ObjectContainer db = ObjectContainerFactory.get().createObjectContainer();

((YapStream)db).getNativeQueryHandler().addListener(new Db4oQueryExecutionListener() {
public void notifyQueryExecuted(Predicate filter, String msg) {
}
});


That callback will be notified when db4o first deals with any particular Predicate. The msg argument will by "DYNOPTIMIZED" if the query has been dynamicallly optimized. msg will be "UNOPTIMIZED" if the query could not be optimized. msg will be "PREOPTIMIZED" if the query had been pre optimized. db4o has some bytecode manipulation tools to preoptimize Predicates but I have not investigated that.

They are working on some Hibernate replication modules that will allow a db4o database to be kept in synch with a relational database via Hibernate. That code is still in development and I haven't looked at any of that.

The discussion forums are pretty active and as far as I can tell there is a lot of momentum behind the effort right now.

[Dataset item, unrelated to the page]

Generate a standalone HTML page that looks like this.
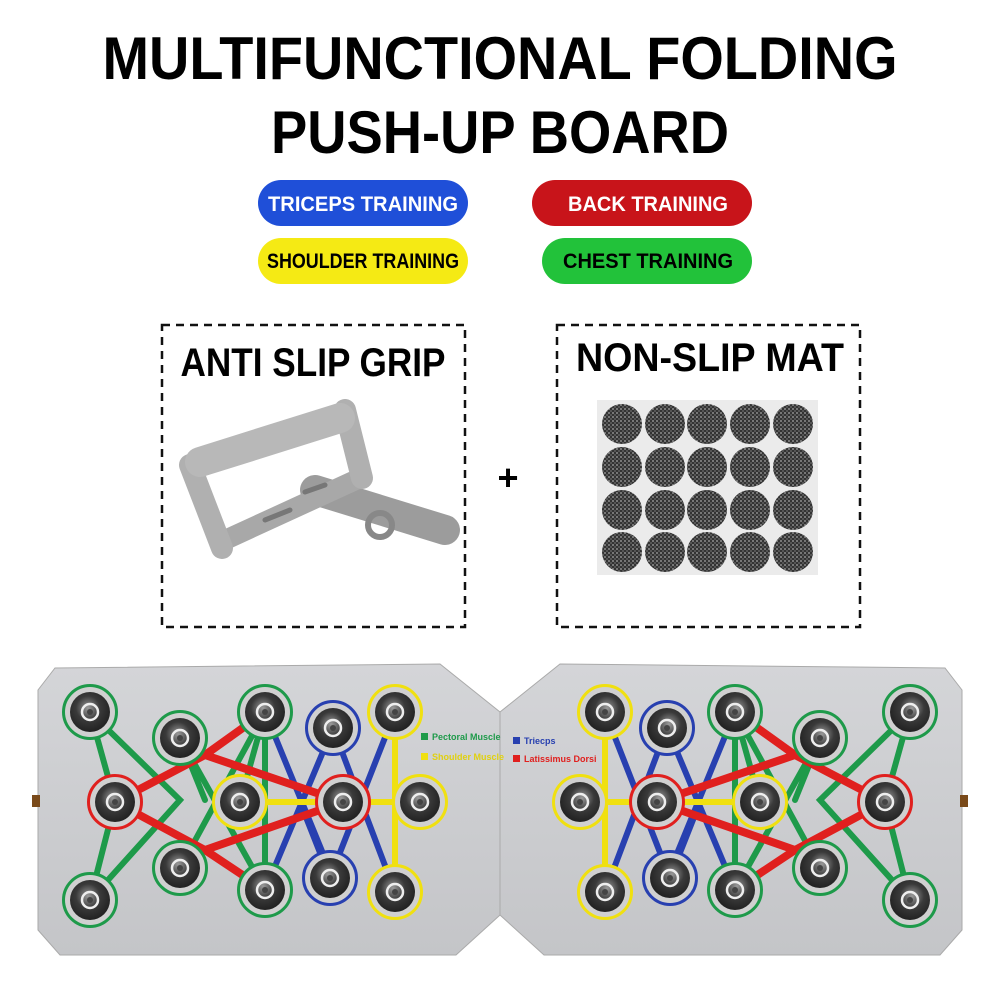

db4o is distributed under a couple of different license. There is a GPL version available for open source projects, experimenting and internal projects. There is also a commercial license available for commercial, non-open source applications. As far as I know, the GPL version is the same software as the commercial version. The restrictions have to do with distribution, not the software itself.

No reasonable person is going to claim that db4o is the silver bullet of persistence but it is interesting stuff and probably makes a lot of sense for a lot of applications. If nothing else, it is a good thing to be aware of.